TASK OBJECTIVE — Repeat only the lines from the one containing "Convert this chart" through the one containing "type Pt = [number, number]", exactly as written, both ends included.

SUPPLIED MATERIAL —
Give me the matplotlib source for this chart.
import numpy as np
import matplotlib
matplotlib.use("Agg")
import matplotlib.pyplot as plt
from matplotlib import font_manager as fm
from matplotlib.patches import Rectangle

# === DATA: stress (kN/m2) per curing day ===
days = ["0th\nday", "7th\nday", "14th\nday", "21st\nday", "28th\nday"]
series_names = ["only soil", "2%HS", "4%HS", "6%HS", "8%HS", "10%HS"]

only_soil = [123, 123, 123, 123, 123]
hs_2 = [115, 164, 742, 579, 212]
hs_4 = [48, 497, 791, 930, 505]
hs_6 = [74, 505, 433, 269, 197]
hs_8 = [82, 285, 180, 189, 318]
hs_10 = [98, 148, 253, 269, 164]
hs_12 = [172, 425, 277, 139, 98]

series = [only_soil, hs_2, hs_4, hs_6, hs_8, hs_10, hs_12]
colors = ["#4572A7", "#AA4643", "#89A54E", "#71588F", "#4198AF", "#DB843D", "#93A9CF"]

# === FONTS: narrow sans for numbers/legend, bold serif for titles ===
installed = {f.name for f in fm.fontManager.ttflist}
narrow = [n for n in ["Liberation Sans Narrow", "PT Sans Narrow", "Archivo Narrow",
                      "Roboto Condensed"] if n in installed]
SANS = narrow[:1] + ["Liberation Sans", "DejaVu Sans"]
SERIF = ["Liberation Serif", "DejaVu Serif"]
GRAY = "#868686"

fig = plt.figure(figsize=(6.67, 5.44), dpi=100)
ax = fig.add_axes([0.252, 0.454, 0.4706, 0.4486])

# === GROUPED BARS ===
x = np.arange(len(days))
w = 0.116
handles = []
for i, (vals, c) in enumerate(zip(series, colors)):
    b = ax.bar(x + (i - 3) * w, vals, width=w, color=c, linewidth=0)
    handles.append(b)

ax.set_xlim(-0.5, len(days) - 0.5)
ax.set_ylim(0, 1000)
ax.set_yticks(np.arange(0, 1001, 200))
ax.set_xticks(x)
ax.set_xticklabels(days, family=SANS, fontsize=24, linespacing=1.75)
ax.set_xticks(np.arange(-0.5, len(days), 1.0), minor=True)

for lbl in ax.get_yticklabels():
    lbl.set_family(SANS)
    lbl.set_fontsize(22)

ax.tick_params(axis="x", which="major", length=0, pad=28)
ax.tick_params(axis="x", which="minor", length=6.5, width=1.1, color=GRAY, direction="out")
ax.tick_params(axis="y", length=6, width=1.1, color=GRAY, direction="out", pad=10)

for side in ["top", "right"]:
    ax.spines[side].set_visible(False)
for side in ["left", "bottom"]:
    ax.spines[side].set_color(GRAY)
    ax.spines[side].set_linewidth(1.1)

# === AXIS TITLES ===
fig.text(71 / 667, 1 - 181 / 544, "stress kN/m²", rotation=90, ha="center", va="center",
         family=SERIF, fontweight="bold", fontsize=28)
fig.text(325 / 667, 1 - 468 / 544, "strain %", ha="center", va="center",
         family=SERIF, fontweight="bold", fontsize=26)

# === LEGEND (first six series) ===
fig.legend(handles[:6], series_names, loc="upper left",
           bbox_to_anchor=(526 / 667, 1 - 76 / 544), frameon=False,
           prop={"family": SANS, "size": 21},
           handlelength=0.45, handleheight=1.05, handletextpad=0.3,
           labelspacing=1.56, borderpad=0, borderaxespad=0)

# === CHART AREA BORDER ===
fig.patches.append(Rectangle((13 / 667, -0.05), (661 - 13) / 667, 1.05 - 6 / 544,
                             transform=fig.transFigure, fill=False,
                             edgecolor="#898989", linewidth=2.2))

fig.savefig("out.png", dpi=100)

--

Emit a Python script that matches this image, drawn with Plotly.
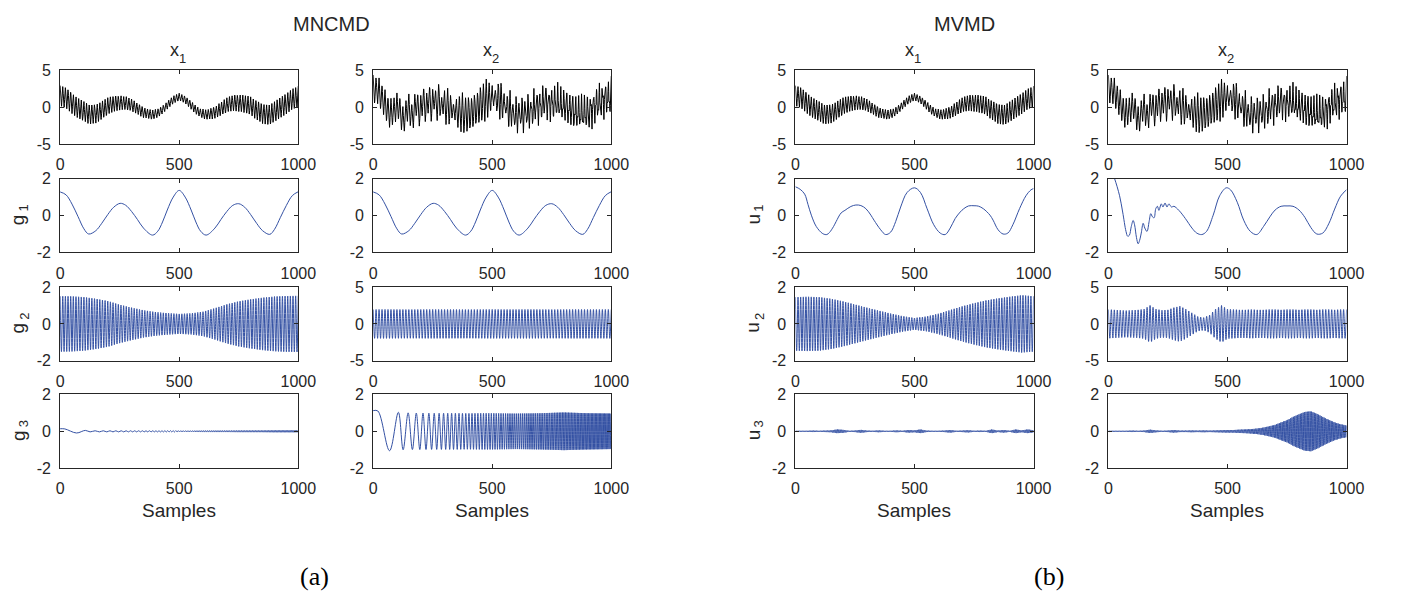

--

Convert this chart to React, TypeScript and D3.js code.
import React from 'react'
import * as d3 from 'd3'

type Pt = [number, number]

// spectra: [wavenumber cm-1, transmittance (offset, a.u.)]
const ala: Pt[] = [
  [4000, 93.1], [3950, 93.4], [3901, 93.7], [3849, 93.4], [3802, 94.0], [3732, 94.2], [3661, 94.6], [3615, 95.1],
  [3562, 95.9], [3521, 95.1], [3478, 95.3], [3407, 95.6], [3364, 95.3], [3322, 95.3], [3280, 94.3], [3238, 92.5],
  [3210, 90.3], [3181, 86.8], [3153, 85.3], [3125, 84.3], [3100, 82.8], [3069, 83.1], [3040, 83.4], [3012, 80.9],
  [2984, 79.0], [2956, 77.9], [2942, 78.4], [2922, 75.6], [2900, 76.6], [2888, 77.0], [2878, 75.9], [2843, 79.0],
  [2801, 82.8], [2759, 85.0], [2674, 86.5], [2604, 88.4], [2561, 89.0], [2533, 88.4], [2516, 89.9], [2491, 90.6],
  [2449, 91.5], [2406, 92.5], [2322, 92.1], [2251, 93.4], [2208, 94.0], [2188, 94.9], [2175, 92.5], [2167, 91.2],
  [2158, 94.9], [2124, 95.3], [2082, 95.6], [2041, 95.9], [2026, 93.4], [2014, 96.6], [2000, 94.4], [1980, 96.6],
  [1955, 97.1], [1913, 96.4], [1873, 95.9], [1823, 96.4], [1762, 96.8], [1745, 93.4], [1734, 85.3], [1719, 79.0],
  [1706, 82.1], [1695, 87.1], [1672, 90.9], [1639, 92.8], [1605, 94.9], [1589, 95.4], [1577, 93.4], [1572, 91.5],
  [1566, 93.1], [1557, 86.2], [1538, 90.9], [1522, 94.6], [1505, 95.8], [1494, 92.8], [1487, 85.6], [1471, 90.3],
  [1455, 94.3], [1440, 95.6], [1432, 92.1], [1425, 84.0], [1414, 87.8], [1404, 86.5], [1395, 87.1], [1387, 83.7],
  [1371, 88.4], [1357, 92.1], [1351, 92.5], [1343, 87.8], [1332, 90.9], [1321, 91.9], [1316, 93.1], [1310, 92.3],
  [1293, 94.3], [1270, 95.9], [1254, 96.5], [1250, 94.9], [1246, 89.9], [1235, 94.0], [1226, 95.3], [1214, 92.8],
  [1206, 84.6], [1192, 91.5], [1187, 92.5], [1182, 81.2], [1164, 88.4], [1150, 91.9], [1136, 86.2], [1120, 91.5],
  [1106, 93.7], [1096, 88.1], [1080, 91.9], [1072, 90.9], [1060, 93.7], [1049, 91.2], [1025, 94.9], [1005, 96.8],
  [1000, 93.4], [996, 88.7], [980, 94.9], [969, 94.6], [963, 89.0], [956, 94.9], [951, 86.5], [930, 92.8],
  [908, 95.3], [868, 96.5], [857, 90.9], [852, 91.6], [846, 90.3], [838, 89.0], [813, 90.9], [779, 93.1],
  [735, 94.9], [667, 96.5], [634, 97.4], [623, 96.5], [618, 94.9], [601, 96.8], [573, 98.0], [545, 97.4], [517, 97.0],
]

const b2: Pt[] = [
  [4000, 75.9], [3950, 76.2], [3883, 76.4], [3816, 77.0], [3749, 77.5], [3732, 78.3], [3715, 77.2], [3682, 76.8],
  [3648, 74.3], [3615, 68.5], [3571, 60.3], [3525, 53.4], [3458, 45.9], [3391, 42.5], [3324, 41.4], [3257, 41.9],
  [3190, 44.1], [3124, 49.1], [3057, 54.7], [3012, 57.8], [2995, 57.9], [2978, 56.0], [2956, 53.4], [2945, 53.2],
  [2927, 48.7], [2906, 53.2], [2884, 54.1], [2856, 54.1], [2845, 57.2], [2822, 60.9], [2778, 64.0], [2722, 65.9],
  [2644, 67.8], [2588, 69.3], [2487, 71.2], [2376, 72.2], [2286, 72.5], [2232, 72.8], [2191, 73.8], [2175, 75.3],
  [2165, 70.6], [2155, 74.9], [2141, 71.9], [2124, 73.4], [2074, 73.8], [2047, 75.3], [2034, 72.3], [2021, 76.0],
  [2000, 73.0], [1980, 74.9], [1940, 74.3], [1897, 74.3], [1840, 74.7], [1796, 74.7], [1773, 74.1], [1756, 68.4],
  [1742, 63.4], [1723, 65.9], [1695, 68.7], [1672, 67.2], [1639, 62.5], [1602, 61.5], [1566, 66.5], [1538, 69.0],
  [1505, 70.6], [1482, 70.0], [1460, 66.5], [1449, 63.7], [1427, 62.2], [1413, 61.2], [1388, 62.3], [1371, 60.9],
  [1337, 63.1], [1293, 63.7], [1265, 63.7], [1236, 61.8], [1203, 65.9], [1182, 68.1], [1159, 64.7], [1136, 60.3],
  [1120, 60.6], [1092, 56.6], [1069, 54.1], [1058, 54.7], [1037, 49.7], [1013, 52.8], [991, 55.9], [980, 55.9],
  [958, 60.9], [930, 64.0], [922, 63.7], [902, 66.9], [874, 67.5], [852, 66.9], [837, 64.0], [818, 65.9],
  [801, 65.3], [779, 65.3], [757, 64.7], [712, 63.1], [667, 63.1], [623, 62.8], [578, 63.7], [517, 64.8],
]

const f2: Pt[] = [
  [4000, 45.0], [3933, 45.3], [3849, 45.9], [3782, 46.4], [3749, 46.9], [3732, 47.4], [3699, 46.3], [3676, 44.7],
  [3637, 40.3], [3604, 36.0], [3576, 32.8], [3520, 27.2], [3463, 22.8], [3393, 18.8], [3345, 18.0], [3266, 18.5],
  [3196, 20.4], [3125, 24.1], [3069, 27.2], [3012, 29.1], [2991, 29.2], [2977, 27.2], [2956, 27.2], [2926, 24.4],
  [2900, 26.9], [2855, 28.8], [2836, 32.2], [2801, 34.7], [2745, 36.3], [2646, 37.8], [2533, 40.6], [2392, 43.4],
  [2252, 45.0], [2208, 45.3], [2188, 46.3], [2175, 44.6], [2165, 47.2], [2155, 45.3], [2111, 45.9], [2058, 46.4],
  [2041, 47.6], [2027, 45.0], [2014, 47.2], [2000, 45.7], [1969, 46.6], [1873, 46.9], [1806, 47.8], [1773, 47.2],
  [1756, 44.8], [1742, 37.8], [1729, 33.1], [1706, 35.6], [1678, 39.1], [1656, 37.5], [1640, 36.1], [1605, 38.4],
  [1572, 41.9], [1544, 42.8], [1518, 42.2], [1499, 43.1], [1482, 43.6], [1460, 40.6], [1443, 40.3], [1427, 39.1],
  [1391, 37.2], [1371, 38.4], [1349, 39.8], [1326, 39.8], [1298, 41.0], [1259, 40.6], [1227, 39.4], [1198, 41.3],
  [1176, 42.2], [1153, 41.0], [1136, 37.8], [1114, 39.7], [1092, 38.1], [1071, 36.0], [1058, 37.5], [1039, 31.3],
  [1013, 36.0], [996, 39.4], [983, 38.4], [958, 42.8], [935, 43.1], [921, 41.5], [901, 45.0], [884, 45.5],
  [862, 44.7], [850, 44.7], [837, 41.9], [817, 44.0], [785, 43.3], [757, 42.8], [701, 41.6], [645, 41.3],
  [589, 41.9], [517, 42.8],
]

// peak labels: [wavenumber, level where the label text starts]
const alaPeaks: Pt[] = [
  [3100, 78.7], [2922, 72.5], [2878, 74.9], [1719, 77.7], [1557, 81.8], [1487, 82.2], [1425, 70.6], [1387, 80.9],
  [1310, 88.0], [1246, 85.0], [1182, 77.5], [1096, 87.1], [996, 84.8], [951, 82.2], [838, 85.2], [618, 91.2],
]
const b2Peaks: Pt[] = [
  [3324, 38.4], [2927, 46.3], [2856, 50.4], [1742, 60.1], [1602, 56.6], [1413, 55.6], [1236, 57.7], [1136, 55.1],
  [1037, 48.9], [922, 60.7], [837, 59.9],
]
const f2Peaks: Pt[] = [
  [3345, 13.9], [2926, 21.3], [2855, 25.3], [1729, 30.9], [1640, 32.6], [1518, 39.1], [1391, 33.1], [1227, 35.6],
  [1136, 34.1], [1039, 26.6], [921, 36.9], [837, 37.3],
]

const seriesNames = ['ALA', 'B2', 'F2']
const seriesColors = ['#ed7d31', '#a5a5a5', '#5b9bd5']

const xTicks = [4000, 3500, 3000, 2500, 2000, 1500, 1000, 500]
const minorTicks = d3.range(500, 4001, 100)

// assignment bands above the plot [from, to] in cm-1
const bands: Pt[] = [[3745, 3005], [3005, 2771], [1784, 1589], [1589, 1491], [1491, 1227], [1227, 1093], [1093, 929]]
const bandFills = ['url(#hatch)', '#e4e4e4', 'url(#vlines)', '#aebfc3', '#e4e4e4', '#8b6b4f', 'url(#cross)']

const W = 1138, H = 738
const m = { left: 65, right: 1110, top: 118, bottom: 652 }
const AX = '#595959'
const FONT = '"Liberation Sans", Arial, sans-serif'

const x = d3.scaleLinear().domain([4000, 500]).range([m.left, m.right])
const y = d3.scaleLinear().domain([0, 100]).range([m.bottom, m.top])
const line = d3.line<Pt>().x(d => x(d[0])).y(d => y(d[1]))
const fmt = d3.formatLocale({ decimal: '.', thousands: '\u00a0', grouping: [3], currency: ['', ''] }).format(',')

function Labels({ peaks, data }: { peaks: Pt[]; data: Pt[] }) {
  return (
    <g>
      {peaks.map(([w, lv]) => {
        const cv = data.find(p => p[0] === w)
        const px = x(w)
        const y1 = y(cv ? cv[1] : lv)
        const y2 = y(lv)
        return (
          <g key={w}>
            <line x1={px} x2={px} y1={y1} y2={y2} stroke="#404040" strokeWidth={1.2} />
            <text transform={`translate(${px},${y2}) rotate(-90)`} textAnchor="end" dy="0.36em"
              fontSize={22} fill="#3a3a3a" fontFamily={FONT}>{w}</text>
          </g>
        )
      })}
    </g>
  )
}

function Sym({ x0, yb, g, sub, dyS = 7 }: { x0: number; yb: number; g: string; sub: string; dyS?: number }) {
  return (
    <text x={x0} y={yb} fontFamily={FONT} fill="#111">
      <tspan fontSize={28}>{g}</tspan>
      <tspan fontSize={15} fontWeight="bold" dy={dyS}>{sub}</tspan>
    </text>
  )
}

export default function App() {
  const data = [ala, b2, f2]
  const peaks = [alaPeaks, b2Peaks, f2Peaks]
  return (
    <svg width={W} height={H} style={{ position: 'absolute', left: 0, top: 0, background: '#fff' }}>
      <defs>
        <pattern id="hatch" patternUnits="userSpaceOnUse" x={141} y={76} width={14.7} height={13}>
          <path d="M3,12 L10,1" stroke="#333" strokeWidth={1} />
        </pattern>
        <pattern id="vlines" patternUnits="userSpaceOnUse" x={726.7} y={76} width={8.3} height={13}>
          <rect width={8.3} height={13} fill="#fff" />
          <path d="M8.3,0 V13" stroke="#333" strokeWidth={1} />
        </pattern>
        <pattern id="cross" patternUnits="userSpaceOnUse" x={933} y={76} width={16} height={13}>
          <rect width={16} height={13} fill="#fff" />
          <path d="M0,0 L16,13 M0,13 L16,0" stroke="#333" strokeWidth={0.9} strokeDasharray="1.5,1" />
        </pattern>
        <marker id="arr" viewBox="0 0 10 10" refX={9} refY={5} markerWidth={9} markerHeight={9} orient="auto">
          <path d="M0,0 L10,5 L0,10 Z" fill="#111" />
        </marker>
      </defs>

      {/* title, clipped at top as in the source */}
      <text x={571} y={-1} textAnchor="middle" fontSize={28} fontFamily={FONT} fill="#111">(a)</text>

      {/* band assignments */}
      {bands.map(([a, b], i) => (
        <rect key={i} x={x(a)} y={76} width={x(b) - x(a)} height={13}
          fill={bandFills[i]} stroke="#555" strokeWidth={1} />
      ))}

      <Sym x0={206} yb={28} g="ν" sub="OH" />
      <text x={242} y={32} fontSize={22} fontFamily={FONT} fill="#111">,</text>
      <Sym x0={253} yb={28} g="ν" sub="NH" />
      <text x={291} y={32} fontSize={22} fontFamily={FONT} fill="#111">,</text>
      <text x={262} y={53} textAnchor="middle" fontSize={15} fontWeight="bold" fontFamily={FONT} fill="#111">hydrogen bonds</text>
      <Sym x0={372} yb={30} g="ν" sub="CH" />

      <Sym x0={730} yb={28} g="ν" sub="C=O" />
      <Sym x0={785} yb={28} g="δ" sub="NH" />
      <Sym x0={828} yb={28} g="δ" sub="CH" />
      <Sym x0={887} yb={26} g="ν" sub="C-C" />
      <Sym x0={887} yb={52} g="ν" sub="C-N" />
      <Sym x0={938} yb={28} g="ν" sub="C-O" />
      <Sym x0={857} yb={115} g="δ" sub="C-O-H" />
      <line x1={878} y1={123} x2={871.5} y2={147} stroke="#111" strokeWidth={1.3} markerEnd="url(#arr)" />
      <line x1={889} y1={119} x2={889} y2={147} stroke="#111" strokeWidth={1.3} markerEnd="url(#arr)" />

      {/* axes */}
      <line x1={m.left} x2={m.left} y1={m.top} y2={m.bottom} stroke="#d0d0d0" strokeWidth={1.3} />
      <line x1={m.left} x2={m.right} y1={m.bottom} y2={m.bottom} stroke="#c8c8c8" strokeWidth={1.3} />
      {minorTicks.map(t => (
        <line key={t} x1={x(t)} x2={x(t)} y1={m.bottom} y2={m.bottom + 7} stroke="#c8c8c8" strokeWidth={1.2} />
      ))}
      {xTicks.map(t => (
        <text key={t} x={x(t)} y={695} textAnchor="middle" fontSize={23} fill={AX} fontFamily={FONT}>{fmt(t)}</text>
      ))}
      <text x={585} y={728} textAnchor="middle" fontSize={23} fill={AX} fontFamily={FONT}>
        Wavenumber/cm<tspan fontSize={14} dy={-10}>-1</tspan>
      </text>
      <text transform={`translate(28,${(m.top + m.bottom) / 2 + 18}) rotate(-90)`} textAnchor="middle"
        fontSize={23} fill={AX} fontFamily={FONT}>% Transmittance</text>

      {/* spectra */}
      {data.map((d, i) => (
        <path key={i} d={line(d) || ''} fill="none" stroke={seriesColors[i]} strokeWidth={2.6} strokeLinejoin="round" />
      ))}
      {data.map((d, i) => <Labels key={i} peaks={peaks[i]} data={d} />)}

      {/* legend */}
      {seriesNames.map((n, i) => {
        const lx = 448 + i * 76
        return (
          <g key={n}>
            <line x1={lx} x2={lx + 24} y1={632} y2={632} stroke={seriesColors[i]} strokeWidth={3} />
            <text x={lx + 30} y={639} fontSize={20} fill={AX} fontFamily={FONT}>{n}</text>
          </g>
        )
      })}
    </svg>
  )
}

WRITTEN ANSWER —
Convert this chart to React, TypeScript and D3.js code.
import React from 'react'
import * as d3 from 'd3'

type Pt = [number, number]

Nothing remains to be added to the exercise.